Kintsugi is a Japanese word that literally means ‘Golden Repair’. Its believed to have started in the 15th century when the 8th Shogun, Ashikaga Yoshimasa, sent his favorite tea cup to China to be repaired. At the time, they would have simply repaired it with Urushi lacquer, as they’ve used for thousands of years prior to that to repair broken pottery. The legend has it that whoever was responsible for the repair knew that the Shogun would not be happy with a traditional unsightly repair and would likely have somebody executed as a result, so they went out on a limb and decided to turn it into art instead. What they did was, instead of a typical repairing of the broken joints, they repaired the bowl using a combination of the traditional lacquer and gold, thus highlighting the cracks instead of trying to hide them. The Shogun was extremely pleased with his now even more favorite tea cup that it became an art from from then on. However, as with most art, there was a purpose behind the method and a philosophy was birthed. The Japanese have, for thousands of years, embraced a philosophy called Wabi Sabi, which is the acceptance of the impermanent, the imperfect, and the incomplete. It’s an idea deeply rooted in Zen and is closely tied to some of the Buddhist beliefs ideas about impermanence of all things, but also a philosophy that celebrates that which shows its age, its use, its aged character, its cracks and flaws, and the wisdom of the journey, so to speak. Instead of celebrating the value of something new and shiny, the celebration contained in the idea of wabi sabi and Kintsugi is a finger pointing directly at the flaws and the cracks as the source of the thing’s value.  Instead of shame and embarrassment around our mistakes, our imperfections, and our flaws, none and unknown, Nakashima Sensei opened up for me the world of celebrating our flaws and imperfections as the things that make stronger and more valuable. More specifically, the repair of our cracks and flaws is the thing to be highlighted and shown to the world.

Nakashima Sensei handed me the repaired bowls and, at first, I wasn’t quite sure I knew what I was holding. I knew she had created something amazing, I just didn’t know the lessons that were contained within those bowls I was holding. She shared with me the concept of Kintsugi, the joining of the broken pieces using something very valuable like gold or silver as a way to make the once damaged bowl even stronger and more valuable than when it appeared to be whole and perfect, just prior to its damaged state. This was a huge gift that was being handed to me by this tiny little Japanese flower lady. I’m not referring to the bowls, of course, I’m referring to the gift of the lessons of Kintsugi. She wasn’t giving me the bowls as a gift. The bowls were the property of the zendo and would remain there. She was showing me, not only the importance of not throwing away the lessons of our struggles in life, but more importantly the emphasizing of our flaws and our cracks to the world as a source of strength, pride for having lived, fallen, and gotten back up.

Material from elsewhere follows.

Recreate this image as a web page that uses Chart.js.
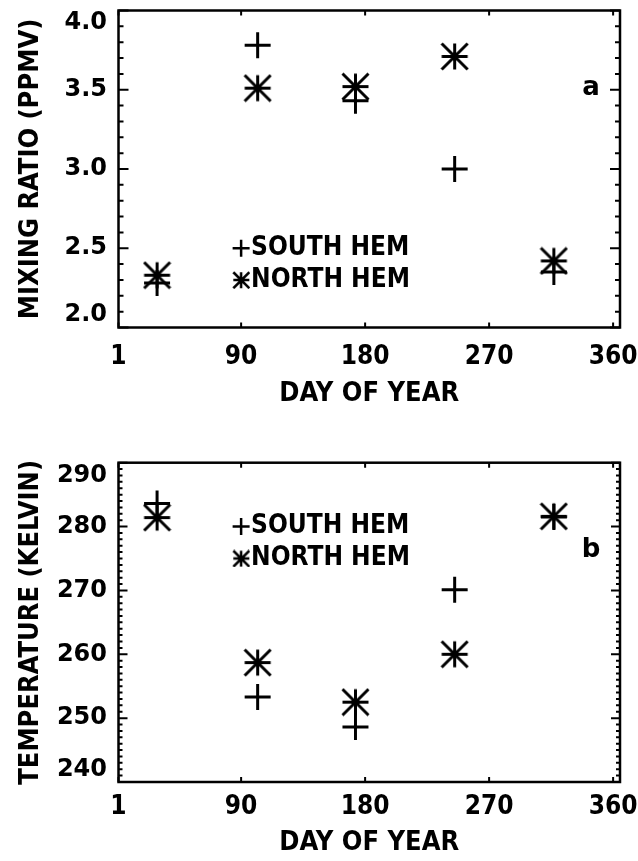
<!DOCTYPE html>
<html lang="en">
<head>
<meta charset="UTF-8">
<title>Mixing ratio and temperature by day of year</title>
<script src="https://cdn.jsdelivr.net/npm/chart.js"></script>
<style>
  body { margin: 0; background: white; }
  canvas { display: block; }
</style>
</head>
<body>
<canvas id="chartA" width="638" height="410"></canvas>
<canvas id="chartB" width="638" height="451"></canvas>
<script>
// day of year of each observation pair
const days = [29, 102, 173, 245, 317];
const xTicks = [1, 90, 180, 270, 360];
const seriesNames = ['SOUTH HEM', 'NORTH HEM'];

// panel a: mixing ratio (ppmv)
const mixSouth = [2.28, 3.78, 3.43, 3.00, 2.35];
const mixNorth = [2.33, 3.51, 3.52, 3.71, 2.42];

// panel b: temperature (K)
const tempSouth = [283.6, 253.3, 248.6, 270.1, 281.5];
const tempNorth = [281.4, 258.7, 252.5, 260.0, 281.6];

const SANS = '"DejaVu Sans", sans-serif';
const COND = '"DejaVu Sans Condensed", "DejaVu Sans", sans-serif';

// IDL style asterisk: plus plus an X reaching the corners
function asterisk(size, lw) {
    const c = document.createElement('canvas');
    c.width = c.height = size + lw;
    const g = c.getContext('2d');
    const m = lw / 2, e = size + lw / 2, h = c.width / 2;
    g.strokeStyle = 'black';
    g.lineWidth = lw;
    g.beginPath();
    g.moveTo(h, m); g.lineTo(h, e);
    g.moveTo(m, h); g.lineTo(e, h);
    g.moveTo(m, m); g.lineTo(e, e);
    g.moveTo(e, m); g.lineTo(m, e);
    g.stroke();
    return c;
}
const starBig = asterisk(26, 3);
const starSmall = asterisk(16, 2.5);

function isMajor(v, step) {
    return Math.abs(v / step - Math.round(v / step)) < 1e-6;
}

// frame, inward ticks, legend and panel letter
const framePlugin = {
    id: 'frame',
    afterDatasetsDraw(chart, args, o) {
        const { ctx, chartArea: a, scales: { x, y } } = chart;
        ctx.save();
        ctx.strokeStyle = 'black';
        ctx.lineWidth = 2;
        ctx.beginPath();
        y.ticks.forEach(t => {
            const py = y.getPixelForValue(t.value);
            const len = isMajor(t.value, o.major) ? o.majorLen : o.minorLen;
            ctx.moveTo(a.left, py); ctx.lineTo(a.left + len, py);
            ctx.moveTo(a.right, py); ctx.lineTo(a.right - len, py);
        });
        x.ticks.forEach(t => {
            const px = x.getPixelForValue(t.value);
            ctx.moveTo(px, a.bottom); ctx.lineTo(px, a.bottom - 5);
            ctx.moveTo(px, a.top); ctx.lineTo(px, a.top + 5);
        });
        ctx.stroke();
        ctx.lineWidth = 2.5;
        ctx.strokeRect(a.left, a.top, a.right - a.left, a.bottom - a.top);

        // legend
        const lx = x.getPixelForValue(o.legendDay);
        const y1 = y.getPixelForValue(o.legendValues[0]);
        const y2 = y.getPixelForValue(o.legendValues[1]);
        ctx.lineWidth = 2.5;
        ctx.beginPath();
        ctx.moveTo(lx - 8.5, y1); ctx.lineTo(lx + 8.5, y1);
        ctx.moveTo(lx, y1 - 8.5); ctx.lineTo(lx, y1 + 8.5);
        ctx.stroke();
        ctx.drawImage(starSmall, lx - starSmall.width / 2, y2 - starSmall.height / 2);
        ctx.fillStyle = 'black';
        ctx.font = 'bold 26px ' + COND;
        ctx.textBaseline = 'middle';
        ctx.textAlign = 'left';
        ctx.fillText(seriesNames[0], lx + 10, y1);
        ctx.fillText(seriesNames[1], lx + 10, y2);

        // panel letter
        ctx.font = 'bold 26px ' + SANS;
        ctx.textAlign = 'center';
        ctx.fillText(o.letter, x.getPixelForValue(o.letterDay), y.getPixelForValue(o.letterValue));
        ctx.restore();
    }
};

function makeChart(id, cfg) {
    // end labels sit just inside the frame, as in the original plot
    const yLabel = v => {
        if (!isMajor(v, cfg.frame.major)) return '';
        const s = v.toFixed(cfg.digits);
        if (Math.abs(v - cfg.max) < 1e-6) return ['', s];
        if (Math.abs(v - cfg.min) < 1e-6) return [s, ''];
        return s;
    };
    return new Chart(document.getElementById(id), {
        type: 'scatter',
        data: {
            datasets: [{
                label: seriesNames[0],
                data: days.map((d, i) => ({ x: d, y: cfg.south[i] })),
                pointStyle: 'cross',
                pointRadius: 13,
                borderWidth: 3,
                borderColor: 'black',
                backgroundColor: 'black'
            }, {
                label: seriesNames[1],
                data: days.map((d, i) => ({ x: d, y: cfg.north[i] })),
                pointStyle: starBig,
                pointRadius: 14,
                borderWidth: 3,
                borderColor: 'black',
                backgroundColor: 'black'
            }]
        },
        options: {
            responsive: false,
            animation: false,
            layout: {
                autoPadding: false,
                padding: { top: cfg.padTop, right: 18, left: 0, bottom: 0 }
            },
            plugins: {
                legend: { display: false },
                tooltip: { enabled: false },
                frame: cfg.frame
            },
            scales: {
                x: {
                    type: 'linear',
                    min: 1,
                    max: 365,
                    afterBuildTicks: s => { s.ticks = xTicks.map(v => ({ value: v })); },
                    afterFit: s => {
                        s.height = cfg.xHeight;
                        // let the "360" label hang into the right margin
                        s.paddingLeft = 0;
                        s.paddingRight = 0;
                    },
                    grid: { display: false, drawTicks: false },
                    border: { display: false },
                    ticks: {
                        color: 'black',
                        padding: cfg.xPad,
                        autoSkip: false,
                        maxRotation: 0,
                        font: { family: COND, size: 26, weight: 'bold' }
                    },
                    title: {
                        display: true,
                        text: 'DAY OF YEAR',
                        color: 'black',
                        padding: { top: 0, bottom: cfg.titlePad },
                        font: { family: COND, size: 27, weight: 'bold' }
                    }
                },
                y: {
                    min: cfg.min,
                    max: cfg.max,
                    afterFit: s => {
                        s.width = 118.5;
                        s.paddingTop = 0;
                        s.paddingBottom = 0;
                    },
                    grid: { display: false, drawTicks: false },
                    border: { display: false },
                    ticks: {
                        stepSize: cfg.minor,
                        maxTicksLimit: cfg.maxTicks,
                        autoSkip: false,
                        padding: 11.5,
                        color: 'black',
                        font: { family: SANS, size: 24, weight: 'bold', lineHeight: 1.05 },
                        callback: yLabel
                    },
                    title: {
                        display: true,
                        text: cfg.yTitle,
                        color: 'black',
                        padding: { top: 15, bottom: 0 },
                        font: { family: COND, size: 27, weight: 'bold' }
                    }
                }
            }
        },
        plugins: [framePlugin]
    });
}

makeChart('chartA', {
    south: mixSouth, north: mixNorth,
    min: 2, max: 4, minor: 0.1, maxTicks: 30, digits: 1,
    yTitle: 'MIXING RATIO (PPMV)',
    padTop: 10.5, xHeight: 82.5, xPad: 14, titlePad: 0,
    frame: {
        major: 0.5, majorLen: 10, minorLen: 5,
        legendDay: 90, legendValues: [2.5, 2.3],
        letter: 'a', letterDay: 344, letterValue: 3.51
    }
});

makeChart('chartB', {
    south: tempSouth, north: tempNorth,
    min: 240, max: 290, minor: 1, maxTicks: 60, digits: 0,
    yTitle: 'TEMPERATURE (KELVIN)',
    padTop: 52.7, xHeight: 79, xPad: 10, titlePad: 1.8,
    frame: {
        major: 10, majorLen: 9, minorLen: 4,
        legendDay: 90, legendValues: [280, 275],
        letter: 'b', letterDay: 344, letterValue: 276.3
    }
});
</script>
</body>
</html>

The bowls were very useful for serving rice, tea, saki, and whatever else we used them for prior to them being broken. Their value existed in their usefulness and utility for whomever needed them at some time. After they were broken and repaired by Nakashima Sensei, they became infinitely more valuable as vessels that contained vital life lessons. They were now beautiful art pieces that gave tens of thousands of people who walked past them sitting on the altar something to ponder. The flawed and broken bowls went from being mildly useful to a handful of people over the years and worth the $5 it cost to buy them, to being invaluable in their flawed state. They were still useful as rice bowls, if one wanted to use them for that purpose, just as the brick wall that Banksy makes his art on is useful as a wall. But the wall becomes infinitely more valuable for the message that Banksy intends with his art. The bowl became infinitely more valuable because of its flaws and because Nakashima Sensei imbued the bowl with her spirit when she repaired it. She looked at the broken bowl and immediately saw beauty in imperfection and impermanence. I saw only the broken pieces and the loss of the utility of the bowl.

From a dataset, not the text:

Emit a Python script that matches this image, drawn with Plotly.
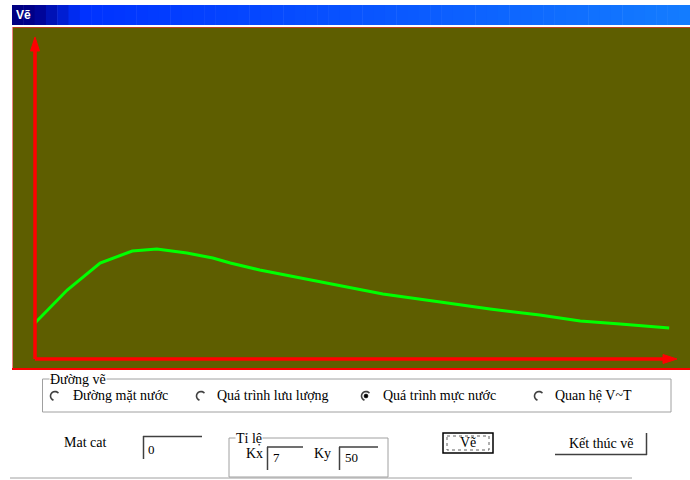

Life can break us. Living itself causes cracks and will rather quickly cause or expose the cracks in all of us. Today there is an emphasis on new, on speed, on tech, on what’s next, and on perfection. I’m not immune to that aspect of life in the 21st century. But, thankfully, Nakashima Sensei gave me one of the greatest gifts one person could give another: the gift of imperfection and the recognition that our value lies not in being perfect, but in the space where our deepest life lessons reveal our flaws and imperfections that make us who we are. The places where we’ve been broken but the broken pieces are joined with gold making us stronger and more valuable than before. Embrace your miles my friends. Embrace your wrinkles and flaws. Embrace the once broken parts of you that have lead to knowing and wisdom. Ernest Hemingway said, “The world breaks everyone and afterward many are strong at the broken places. But those that will not break, it kills. It kills the very good and the very gentle and the very brave impartially. This is from A Farewell to Arms and taken from a larger context. I don’t think Hemingway knew anything of Kintsugi and the art of gold joinery and repair, but he knew that we have the ability to be stronger at the places where we were once broken.